WRITTEN INSTRUCTION
Repeat every line exactly, keeping the pictures out of the copy.

□ □ □ □ □ □ □

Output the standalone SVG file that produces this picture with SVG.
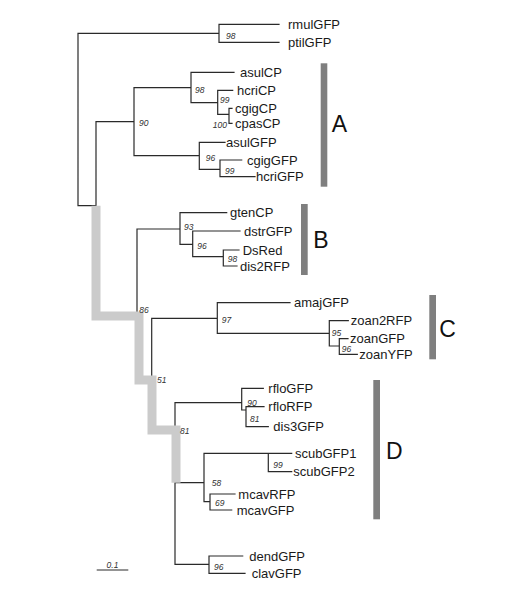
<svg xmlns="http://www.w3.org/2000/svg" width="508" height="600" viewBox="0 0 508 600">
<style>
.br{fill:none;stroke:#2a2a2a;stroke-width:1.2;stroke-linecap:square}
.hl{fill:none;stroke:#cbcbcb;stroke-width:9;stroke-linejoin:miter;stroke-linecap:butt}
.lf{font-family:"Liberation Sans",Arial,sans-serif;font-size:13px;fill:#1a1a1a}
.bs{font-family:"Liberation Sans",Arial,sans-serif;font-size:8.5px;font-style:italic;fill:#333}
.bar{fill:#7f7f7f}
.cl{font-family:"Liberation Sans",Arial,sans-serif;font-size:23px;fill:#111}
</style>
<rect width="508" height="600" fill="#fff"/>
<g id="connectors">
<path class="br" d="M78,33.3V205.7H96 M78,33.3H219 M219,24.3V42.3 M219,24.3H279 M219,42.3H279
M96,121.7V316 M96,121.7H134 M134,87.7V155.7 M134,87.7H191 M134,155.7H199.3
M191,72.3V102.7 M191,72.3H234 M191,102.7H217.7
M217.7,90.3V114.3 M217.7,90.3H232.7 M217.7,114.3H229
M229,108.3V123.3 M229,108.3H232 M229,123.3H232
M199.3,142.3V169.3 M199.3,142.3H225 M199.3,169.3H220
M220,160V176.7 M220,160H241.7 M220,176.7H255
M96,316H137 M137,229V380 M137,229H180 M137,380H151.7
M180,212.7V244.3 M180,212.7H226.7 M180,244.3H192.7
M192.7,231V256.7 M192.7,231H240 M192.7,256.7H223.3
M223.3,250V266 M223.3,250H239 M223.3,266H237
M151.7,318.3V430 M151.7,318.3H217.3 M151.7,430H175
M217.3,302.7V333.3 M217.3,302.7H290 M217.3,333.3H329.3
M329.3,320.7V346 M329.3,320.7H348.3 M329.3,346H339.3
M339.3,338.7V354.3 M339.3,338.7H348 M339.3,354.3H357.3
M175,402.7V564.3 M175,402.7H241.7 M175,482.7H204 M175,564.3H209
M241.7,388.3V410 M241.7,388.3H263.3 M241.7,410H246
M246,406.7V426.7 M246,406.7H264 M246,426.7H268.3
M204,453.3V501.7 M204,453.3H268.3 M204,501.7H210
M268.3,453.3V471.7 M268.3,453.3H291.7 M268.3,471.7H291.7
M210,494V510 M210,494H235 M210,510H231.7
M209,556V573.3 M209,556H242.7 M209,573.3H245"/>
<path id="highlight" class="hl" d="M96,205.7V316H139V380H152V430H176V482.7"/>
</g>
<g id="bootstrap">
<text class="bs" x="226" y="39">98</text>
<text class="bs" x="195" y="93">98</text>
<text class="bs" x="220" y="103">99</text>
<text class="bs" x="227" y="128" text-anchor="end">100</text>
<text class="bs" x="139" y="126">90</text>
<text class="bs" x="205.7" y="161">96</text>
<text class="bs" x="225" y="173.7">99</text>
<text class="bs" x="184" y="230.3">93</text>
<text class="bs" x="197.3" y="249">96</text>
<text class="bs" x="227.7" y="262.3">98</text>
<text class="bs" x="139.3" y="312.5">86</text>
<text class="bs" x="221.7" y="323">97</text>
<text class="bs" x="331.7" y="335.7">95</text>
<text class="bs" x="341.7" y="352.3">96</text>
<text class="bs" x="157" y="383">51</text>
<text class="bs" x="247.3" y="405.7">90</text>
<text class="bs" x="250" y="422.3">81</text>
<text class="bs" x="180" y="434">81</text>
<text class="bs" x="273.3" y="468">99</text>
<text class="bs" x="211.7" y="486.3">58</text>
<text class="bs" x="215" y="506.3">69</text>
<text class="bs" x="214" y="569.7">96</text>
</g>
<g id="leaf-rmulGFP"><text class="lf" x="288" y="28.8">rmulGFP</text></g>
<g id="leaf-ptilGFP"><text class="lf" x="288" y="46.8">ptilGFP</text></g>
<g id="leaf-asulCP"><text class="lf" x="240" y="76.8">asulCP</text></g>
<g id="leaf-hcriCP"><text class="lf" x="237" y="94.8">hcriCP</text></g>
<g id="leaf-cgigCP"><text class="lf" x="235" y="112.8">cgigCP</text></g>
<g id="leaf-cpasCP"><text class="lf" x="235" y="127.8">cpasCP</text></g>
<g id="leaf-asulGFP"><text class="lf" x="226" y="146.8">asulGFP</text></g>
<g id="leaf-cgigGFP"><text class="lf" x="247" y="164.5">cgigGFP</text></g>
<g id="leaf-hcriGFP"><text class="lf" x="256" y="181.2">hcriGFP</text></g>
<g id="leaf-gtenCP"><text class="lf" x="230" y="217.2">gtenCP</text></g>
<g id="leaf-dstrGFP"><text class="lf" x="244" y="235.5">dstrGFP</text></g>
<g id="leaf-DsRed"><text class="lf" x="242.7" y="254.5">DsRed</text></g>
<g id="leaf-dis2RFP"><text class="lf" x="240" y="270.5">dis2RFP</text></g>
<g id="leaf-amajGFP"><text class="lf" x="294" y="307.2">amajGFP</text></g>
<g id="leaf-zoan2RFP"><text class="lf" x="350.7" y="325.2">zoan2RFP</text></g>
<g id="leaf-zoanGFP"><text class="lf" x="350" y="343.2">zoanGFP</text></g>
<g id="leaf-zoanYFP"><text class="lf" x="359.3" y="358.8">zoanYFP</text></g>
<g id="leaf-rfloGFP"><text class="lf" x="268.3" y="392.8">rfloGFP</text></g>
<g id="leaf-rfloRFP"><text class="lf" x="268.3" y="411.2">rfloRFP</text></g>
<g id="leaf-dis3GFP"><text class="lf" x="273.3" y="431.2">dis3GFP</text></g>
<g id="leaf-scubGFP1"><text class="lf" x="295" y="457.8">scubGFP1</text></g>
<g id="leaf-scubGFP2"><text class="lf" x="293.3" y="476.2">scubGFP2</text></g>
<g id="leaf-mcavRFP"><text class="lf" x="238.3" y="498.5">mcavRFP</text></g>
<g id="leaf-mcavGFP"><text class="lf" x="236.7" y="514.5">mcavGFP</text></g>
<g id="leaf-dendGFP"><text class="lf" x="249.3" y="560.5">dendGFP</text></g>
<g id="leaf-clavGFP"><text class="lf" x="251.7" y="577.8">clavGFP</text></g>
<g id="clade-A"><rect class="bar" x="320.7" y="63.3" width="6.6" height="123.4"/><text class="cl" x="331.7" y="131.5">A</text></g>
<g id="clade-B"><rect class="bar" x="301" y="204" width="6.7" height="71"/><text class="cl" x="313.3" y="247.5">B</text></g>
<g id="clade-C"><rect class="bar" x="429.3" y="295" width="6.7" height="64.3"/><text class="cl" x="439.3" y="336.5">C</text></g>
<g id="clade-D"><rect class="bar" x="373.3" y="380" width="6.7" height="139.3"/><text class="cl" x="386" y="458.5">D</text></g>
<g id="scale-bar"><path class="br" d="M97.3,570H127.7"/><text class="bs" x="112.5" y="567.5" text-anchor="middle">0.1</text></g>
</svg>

□ □ □ □ □ □ □

SOLUTION FOR THIS PROBLEM
Output the standalone SVG file that produces this picture with SVG.
<svg xmlns="http://www.w3.org/2000/svg" width="508" height="600" viewBox="0 0 508 600">
<style>
.br{fill:none;stroke:#2a2a2a;stroke-width:1.2;stroke-linecap:square}
.hl{fill:none;stroke:#cbcbcb;stroke-width:9;stroke-linejoin:miter;stroke-linecap:butt}
.lf{font-family:"Liberation Sans",Arial,sans-serif;font-size:13px;fill:#1a1a1a}
.bs{font-family:"Liberation Sans",Arial,sans-serif;font-size:8.5px;font-style:italic;fill:#333}
.bar{fill:#7f7f7f}
.cl{font-family:"Liberation Sans",Arial,sans-serif;font-size:23px;fill:#111}
</style>
<rect width="508" height="600" fill="#fff"/>
<g id="connectors">
<path class="br" d="M78,33.3V205.7H96 M78,33.3H219 M219,24.3V42.3 M219,24.3H279 M219,42.3H279
M96,121.7V316 M96,121.7H134 M134,87.7V155.7 M134,87.7H191 M134,155.7H199.3
M191,72.3V102.7 M191,72.3H234 M191,102.7H217.7
M217.7,90.3V114.3 M217.7,90.3H232.7 M217.7,114.3H229
M229,108.3V123.3 M229,108.3H232 M229,123.3H232
M199.3,142.3V169.3 M199.3,142.3H225 M199.3,169.3H220
M220,160V176.7 M220,160H241.7 M220,176.7H255
M96,316H137 M137,229V380 M137,229H180 M137,380H151.7
M180,212.7V244.3 M180,212.7H226.7 M180,244.3H192.7
M192.7,231V256.7 M192.7,231H240 M192.7,256.7H223.3
M223.3,250V266 M223.3,250H239 M223.3,266H237
M151.7,318.3V430 M151.7,318.3H217.3 M151.7,430H175
M217.3,302.7V333.3 M217.3,302.7H290 M217.3,333.3H329.3
M329.3,320.7V346 M329.3,320.7H348.3 M329.3,346H339.3
M339.3,338.7V354.3 M339.3,338.7H348 M339.3,354.3H357.3
M175,402.7V564.3 M175,402.7H241.7 M175,482.7H204 M175,564.3H209
M241.7,388.3V410 M241.7,388.3H263.3 M241.7,410H246
M246,406.7V426.7 M246,406.7H264 M246,426.7H268.3
M204,453.3V501.7 M204,453.3H268.3 M204,501.7H210
M268.3,453.3V471.7 M268.3,453.3H291.7 M268.3,471.7H291.7
M210,494V510 M210,494H235 M210,510H231.7
M209,556V573.3 M209,556H242.7 M209,573.3H245"/>
<path id="highlight" class="hl" d="M96,205.7V316H139V380H152V430H176V482.7"/>
</g>
<g id="bootstrap">
<text class="bs" x="226" y="39">98</text>
<text class="bs" x="195" y="93">98</text>
<text class="bs" x="220" y="103">99</text>
<text class="bs" x="227" y="128" text-anchor="end">100</text>
<text class="bs" x="139" y="126">90</text>
<text class="bs" x="205.7" y="161">96</text>
<text class="bs" x="225" y="173.7">99</text>
<text class="bs" x="184" y="230.3">93</text>
<text class="bs" x="197.3" y="249">96</text>
<text class="bs" x="227.7" y="262.3">98</text>
<text class="bs" x="139.3" y="312.5">86</text>
<text class="bs" x="221.7" y="323">97</text>
<text class="bs" x="331.7" y="335.7">95</text>
<text class="bs" x="341.7" y="352.3">96</text>
<text class="bs" x="157" y="383">51</text>
<text class="bs" x="247.3" y="405.7">90</text>
<text class="bs" x="250" y="422.3">81</text>
<text class="bs" x="180" y="434">81</text>
<text class="bs" x="273.3" y="468">99</text>
<text class="bs" x="211.7" y="486.3">58</text>
<text class="bs" x="215" y="506.3">69</text>
<text class="bs" x="214" y="569.7">96</text>
</g>
<g id="leaf-rmulGFP"><text class="lf" x="288" y="28.8">rmulGFP</text></g>
<g id="leaf-ptilGFP"><text class="lf" x="288" y="46.8">ptilGFP</text></g>
<g id="leaf-asulCP"><text class="lf" x="240" y="76.8">asulCP</text></g>
<g id="leaf-hcriCP"><text class="lf" x="237" y="94.8">hcriCP</text></g>
<g id="leaf-cgigCP"><text class="lf" x="235" y="112.8">cgigCP</text></g>
<g id="leaf-cpasCP"><text class="lf" x="235" y="127.8">cpasCP</text></g>
<g id="leaf-asulGFP"><text class="lf" x="226" y="146.8">asulGFP</text></g>
<g id="leaf-cgigGFP"><text class="lf" x="247" y="164.5">cgigGFP</text></g>
<g id="leaf-hcriGFP"><text class="lf" x="256" y="181.2">hcriGFP</text></g>
<g id="leaf-gtenCP"><text class="lf" x="230" y="217.2">gtenCP</text></g>
<g id="leaf-dstrGFP"><text class="lf" x="244" y="235.5">dstrGFP</text></g>
<g id="leaf-DsRed"><text class="lf" x="242.7" y="254.5">DsRed</text></g>
<g id="leaf-dis2RFP"><text class="lf" x="240" y="270.5">dis2RFP</text></g>
<g id="leaf-amajGFP"><text class="lf" x="294" y="307.2">amajGFP</text></g>
<g id="leaf-zoan2RFP"><text class="lf" x="350.7" y="325.2">zoan2RFP</text></g>
<g id="leaf-zoanGFP"><text class="lf" x="350" y="343.2">zoanGFP</text></g>
<g id="leaf-zoanYFP"><text class="lf" x="359.3" y="358.8">zoanYFP</text></g>
<g id="leaf-rfloGFP"><text class="lf" x="268.3" y="392.8">rfloGFP</text></g>
<g id="leaf-rfloRFP"><text class="lf" x="268.3" y="411.2">rfloRFP</text></g>
<g id="leaf-dis3GFP"><text class="lf" x="273.3" y="431.2">dis3GFP</text></g>
<g id="leaf-scubGFP1"><text class="lf" x="295" y="457.8">scubGFP1</text></g>
<g id="leaf-scubGFP2"><text class="lf" x="293.3" y="476.2">scubGFP2</text></g>
<g id="leaf-mcavRFP"><text class="lf" x="238.3" y="498.5">mcavRFP</text></g>
<g id="leaf-mcavGFP"><text class="lf" x="236.7" y="514.5">mcavGFP</text></g>
<g id="leaf-dendGFP"><text class="lf" x="249.3" y="560.5">dendGFP</text></g>
<g id="leaf-clavGFP"><text class="lf" x="251.7" y="577.8">clavGFP</text></g>
<g id="clade-A"><rect class="bar" x="320.7" y="63.3" width="6.6" height="123.4"/><text class="cl" x="331.7" y="131.5">A</text></g>
<g id="clade-B"><rect class="bar" x="301" y="204" width="6.7" height="71"/><text class="cl" x="313.3" y="247.5">B</text></g>
<g id="clade-C"><rect class="bar" x="429.3" y="295" width="6.7" height="64.3"/><text class="cl" x="439.3" y="336.5">C</text></g>
<g id="clade-D"><rect class="bar" x="373.3" y="380" width="6.7" height="139.3"/><text class="cl" x="386" y="458.5">D</text></g>
<g id="scale-bar"><path class="br" d="M97.3,570H127.7"/><text class="bs" x="112.5" y="567.5" text-anchor="middle">0.1</text></g>
</svg>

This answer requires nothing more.